HEAVY METAL: QUARRYHOUSE’S NEIGHBOR MICHAEL BONDI METAL DESIGN

Interior design by Suzanne Tucker/Tucker & Marks

Photo by Edward Addeo

One of QuarryHouse's neighbors in industrial Richmond is Michael Bondi Metal Design, specializing in architectural and interior wrought metal for private estates and public spaces. Like a modern-day Vulcan, its owner, Michael Bondi, forges shapes from fire and metal. The stonemasons and metalworkers also share clients sometimes working on the same projects. Interior designer Suzanne Tucker is a mutual client, and she says of Bondi, "The magical alchemy of metalsmithing will never cease to astound me. In the hands of Michael Bondi and his crew, this craft is elevated to artistic expression at its finest." The firm's commercial portfolio ranges from embellishing the Beaux-Arts masterpiece San Francisco City Hall to creating a two-foot steel Arts & Crafts style troll statue as a talisman for the Bay Bridge's new Eastern Span.
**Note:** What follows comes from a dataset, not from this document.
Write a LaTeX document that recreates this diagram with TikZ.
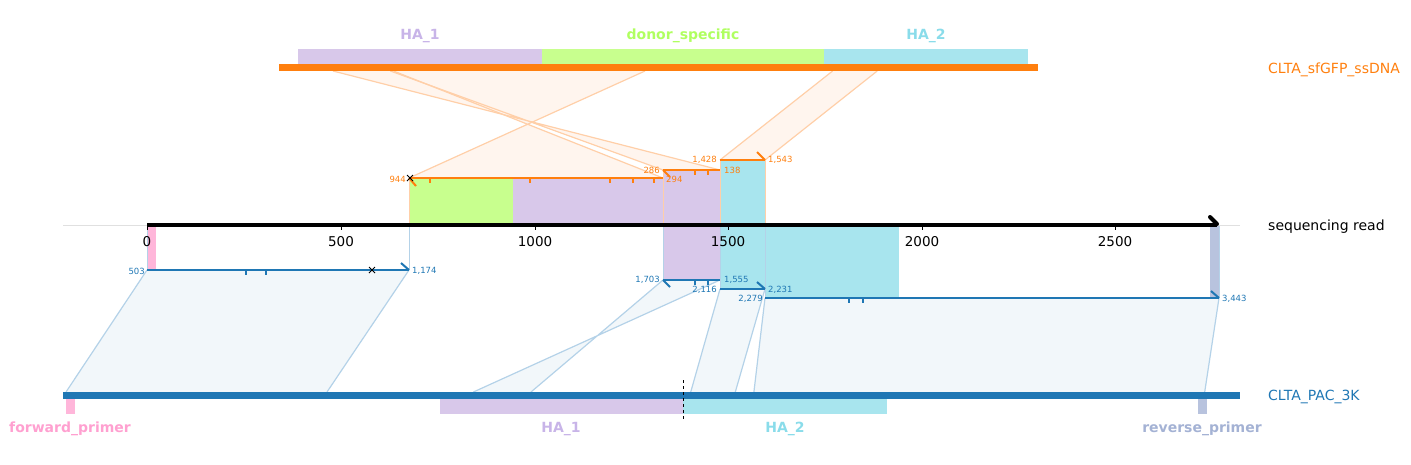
\documentclass[tikz,border=0pt]{standalone}
\usepackage{fontspec}
\setmainfont{DejaVu Sans}
\definecolor{orng}{HTML}{FF7F0E}
\definecolor{blu}{HTML}{1F77B4}
\definecolor{haone}{HTML}{D8C8EA}
\definecolor{haonet}{HTML}{C8B4E8}
\definecolor{donor}{HTML}{C8FF8E}
\definecolor{donort}{HTML}{B0FF60}
\definecolor{hatwo}{HTML}{A8E5EE}
\definecolor{hatwot}{HTML}{8ADCEA}
\definecolor{fwd}{HTML}{FFB6DA}
\definecolor{fwdt}{HTML}{FFA0D0}
\definecolor{rev}{HTML}{B8C3DE}
\definecolor{revt}{HTML}{A4B2D4}
\definecolor{opoly}{HTML}{FFF5EE}
\definecolor{oedge}{HTML}{FFCFA8}
\definecolor{bpoly}{HTML}{F2F7FA}
\definecolor{bedge}{HTML}{B4D2E8}
\begin{document}
\begin{tikzpicture}[x=1pt,y=-1pt,
  oaln/.style={draw=orng,line width=2pt},
  baln/.style={draw=blu,line width=2pt},
  otick/.style={draw=orng,line width=1.5pt},
  btick/.style={draw=blu,line width=1.5pt},
  smalllab/.style={font=\fontsize{8.5}{8.5}\selectfont,inner sep=0pt},
  featlab/.style={font=\bfseries\fontsize{14}{14}\selectfont,inner sep=0pt},
  ticklab/.style={font=\fontsize{13.5}{13.5}\selectfont,inner sep=0pt},
  sidelab/.style={font=\fontsize{14}{14}\selectfont,inner sep=0pt,anchor=west},
  xmark/.style={draw=black,line width=1pt}
]
\useasboundingbox (0,0) rectangle (1411,464);
% ---- connection polygons (ssDNA) ----
\fill[opoly] (393.5,71) -- (645,71) -- (409,178) -- (663,178) -- cycle;
\fill[opoly] (333,71) -- (390.4,71) -- (663,170) -- (720,170) -- cycle;
\fill[opoly] (832.6,71) -- (877.2,71) -- (765,160) -- (720,160) -- cycle;
\draw[oedge,line width=1.2pt] (645,71) -- (409,178) (393.5,71) -- (663,178);
\draw[oedge,line width=1.2pt] (390.4,71) -- (663,170) (333,71) -- (720,170);
\draw[oedge,line width=1.2pt] (832.6,71) -- (720,160) (877.2,71) -- (765,160);
% ---- connection polygons (PAC) ----
\fill[bpoly] (147,270) -- (409,270) -- (327,392) -- (66,392) -- cycle;
\fill[bpoly] (663,280) -- (720,280) -- (473.4,392) -- (531,392) -- cycle;
\fill[bpoly] (720,289) -- (765,289) -- (735.3,392) -- (690.7,392) -- cycle;
\fill[bpoly] (765,298) -- (1219,298) -- (1204.7,392) -- (753.9,392) -- cycle;
\draw[bedge,line width=1.2pt] (147,270) -- (66,392) (409,270) -- (327,392);
\draw[bedge,line width=1.2pt] (663,280) -- (531,392) (720,280) -- (473.4,392);
\draw[bedge,line width=1.2pt] (720,289) -- (690.7,392) (765,289) -- (735.3,392);
\draw[bedge,line width=1.2pt] (765,298) -- (753.9,392) (1219,298) -- (1204.7,392);
% ---- feature fills on the read ----
\fill[donor] (409,178) rectangle (513,225);
\fill[haone] (513,178) rectangle (663,225);
\fill[haone] (663,170) rectangle (720,225);
\fill[hatwo] (720,160) rectangle (765,225);
\fill[fwd] (147,225) rectangle (156,270);
\fill[haone] (663,225) rectangle (720,280);
\fill[hatwo] (720,225) rectangle (765,289);
\fill[hatwo] (765,225) rectangle (899,298);
\fill[rev] (1210,225) rectangle (1219,298);
% faint edges of aligned spans
\draw[oedge,line width=0.8pt] (409,178) -- (409,225) (663,170) -- (663,225) (720,160) -- (720,225) (765,160) -- (765,225);
\draw[bedge,line width=0.8pt] (147,225) -- (147,270) (409,225) -- (409,270) (663,225) -- (663,280) (720,225) -- (720,289) (765,225) -- (765,298) (1219,225) -- (1219,298);
% ---- ssDNA reference ----
\fill[haone] (298,49) rectangle (542,64);
\fill[donor] (542,49) rectangle (824,64);
\fill[hatwo] (824,49) rectangle (1028,64);
\fill[orng] (279,64) rectangle (1038,71);
\node[featlab,text=haonet] (lHAa) at (420,36) {HA\_1};
\node[featlab,text=donort] (ldonor) at (683,36) {donor\_specific};
\node[featlab,text=hatwot] (lHAb) at (926,36) {HA\_2};
% ---- PAC reference ----
\fill[blu] (63,392) rectangle (1240,399);
\fill[fwd] (66,399) rectangle (75,414);
\fill[haone] (440,399) rectangle (683,414);
\fill[hatwo] (683,399) rectangle (887,414);
\fill[rev] (1198,399) rectangle (1207,414);
\draw[black,dashed,line width=1pt] (683,380) -- (683,419);
\node[featlab,text=fwdt] (lfwd) at (70,429) {forward\_primer};
\node[featlab,text=haonet] (lHAc) at (561,429) {HA\_1};
\node[featlab,text=hatwot] (lHAd) at (785,429) {HA\_2};
\node[featlab,text=revt] (lrev) at (1202,429) {reverse\_primer};
% ---- read axis ----
\draw[black!12,line width=0.8pt] (63,225) -- (1240,225);
\draw[black,line width=4pt] (147,225) -- (1217,225);
\draw[black,line width=4pt,line cap=round] (1210,217) -- (1217,224);
\foreach \x/\t in {147/0,341/500,535/1000,728/1500,922/2000,1115/2500}{
  \draw[black,line width=1pt] (\x,225) -- (\x,230);
  \node[ticklab] (tk\t) at (\x,241.5) {\t};
}
% ---- orange alignments ----
\draw[oaln] (409,178) -- (663,178);
\draw[oaln] (409,178) -- (416,186);
\foreach \x in {430,530,610,633,654} \draw[otick] (\x,178) -- (\x,183);
\draw[xmark] (407,175) -- (413,181) (407,181) -- (413,175);
\node[smalllab,text=orng,anchor=east] (a944) at (406,179) {944};
\node[smalllab,text=orng,anchor=west] (a294) at (666,179) {294};
\draw[oaln] (663,170) -- (720,170);
\draw[oaln] (663,170) -- (670,177);
\foreach \x in {695,708} \draw[otick] (\x,170) -- (\x,175);
\node[smalllab,text=orng,anchor=east] (a286) at (660,170) {286};
\node[smalllab,text=orng,anchor=west] (a138) at (724,170) {138};
\draw[oaln] (720,160) -- (765,160);
\draw[oaln] (765,160) -- (757,152);
\node[smalllab,text=orng,anchor=east] (a1428) at (717,160) {1,428};
\node[smalllab,text=orng,anchor=west] (a1543) at (768,160) {1,543};
% ---- blue alignments ----
\draw[baln] (147,270) -- (409,270);
\draw[baln] (409,270) -- (401,263);
\foreach \x in {246,266} \draw[btick] (\x,270) -- (\x,275);
\draw[xmark] (369,267) -- (375,273) (369,273) -- (375,267);
\node[smalllab,text=blu,anchor=east] (b503) at (145,271) {503};
\node[smalllab,text=blu,anchor=west] (b1174) at (412,271) {1,174};
\draw[baln] (663,280) -- (720,280);
\draw[baln] (663,280) -- (670,287);
\foreach \x in {695,708} \draw[btick] (\x,280) -- (\x,285);
\node[smalllab,text=blu,anchor=east] (b1703) at (660,280) {1,703};
\node[smalllab,text=blu,anchor=west] (b1555) at (724,280) {1,555};
\draw[baln] (720,289) -- (765,289);
\draw[baln] (765,289) -- (757,282);
\node[smalllab,text=blu,anchor=east] (b2116) at (717,290) {2,116};
\node[smalllab,text=blu,anchor=west] (b2231) at (768,290) {2,231};
\draw[baln] (765,298) -- (1219,298);
\draw[baln] (1219,298) -- (1211,291);
\foreach \x in {849,863} \draw[btick] (\x,298) -- (\x,303);
\node[smalllab,text=blu,anchor=east] (b2279) at (763,299) {2,279};
\node[smalllab,text=blu,anchor=west] (b3443) at (1222,299) {3,443};
% ---- side labels ----
\node[sidelab,text=orng] (nss) at (1268,69.5) {CLTA\_sfGFP\_ssDNA};
\node[sidelab,text=black] (nread) at (1268,226.5) {sequencing read};
\node[sidelab,text=blu] (npac) at (1268,396.5) {CLTA\_PAC\_3K};
\end{tikzpicture}
\end{document}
Bay Bridge Troll Photo by Jim Stone

Bondi's aesthetics and skills originated in Treviso, Italy, where his brother, the late Stephen Bondi, trained in the studio of master iron sculptor Simone Benetton. In the mid-1970s in America, blacksmithing was becoming a lost art usurped by mass-produced items. Stephen, who taught jewelry and metalwork on the East Coast, wanted to learn large-scale ornamental ironwork. Benetton presided over one of Europe's largest and most respected architectural ironwork forges, following in the traditions of his father sculptor Toni Benetton and Art Nouveau craftsman Alessandro Mazzucotelli. Bondi visited his brother at the Treviso studio and became entranced by Italian metalwork for its range of ironwork styles and quality of artistry.
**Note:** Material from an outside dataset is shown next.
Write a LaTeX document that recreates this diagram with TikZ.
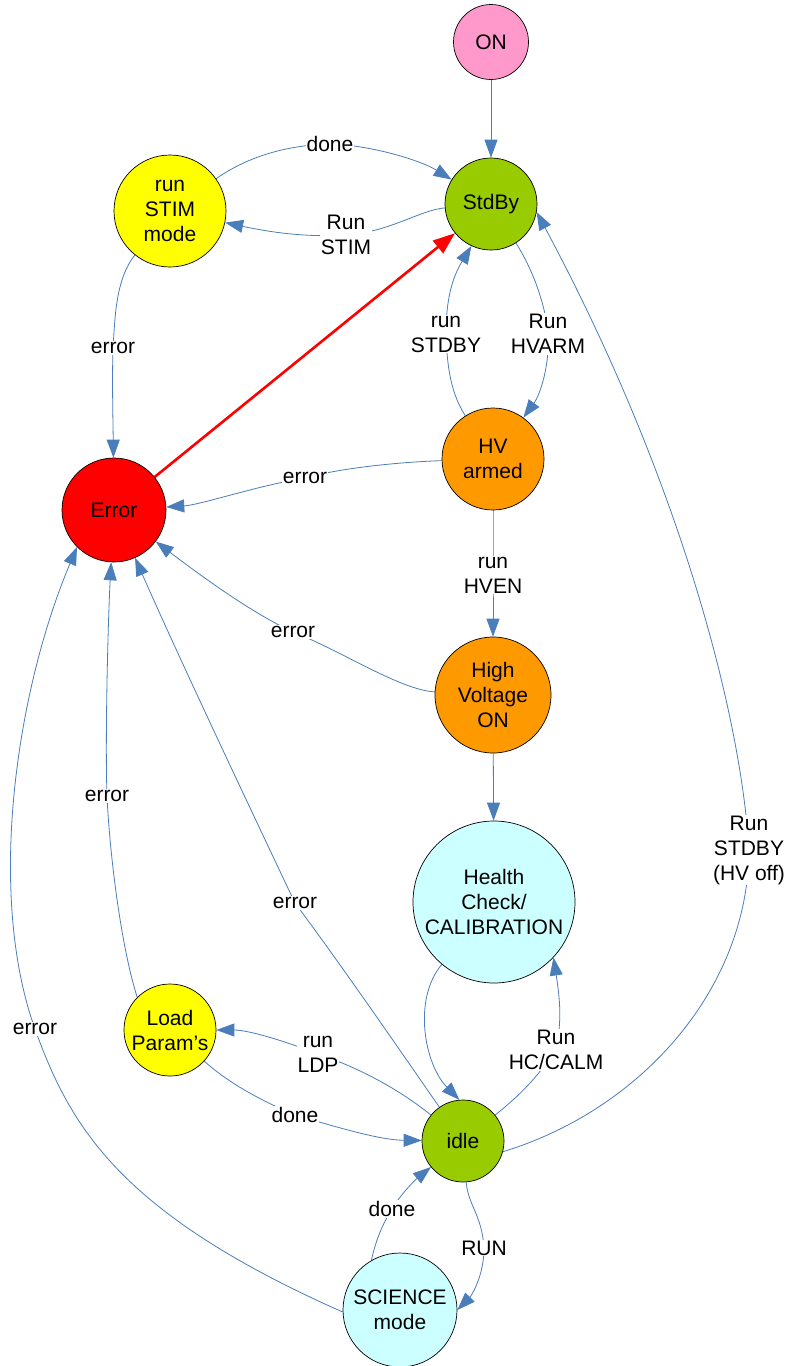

Michael Bondi in his Richmond studio featured in the Wall Street Journal

In 1977, the brothers opened their first artist blacksmithing shop in Berkeley, collaborating with architects and designers on gates, doors, staircases, railings, and sculptures in various metals. Bondi went solo in the mid-eighties, starting his eponymous firm. Over forty years later, he is still taking an ancient craft and translating it into modern shapes from classic scrolls to contemporary abstractions. Whatever the genre, he is a master, "There is poetry in the way Michael deftly conjures architectural and decorative elements within the confines of form and function. His craftsmanship is quite simply unparalleled." says Tucker.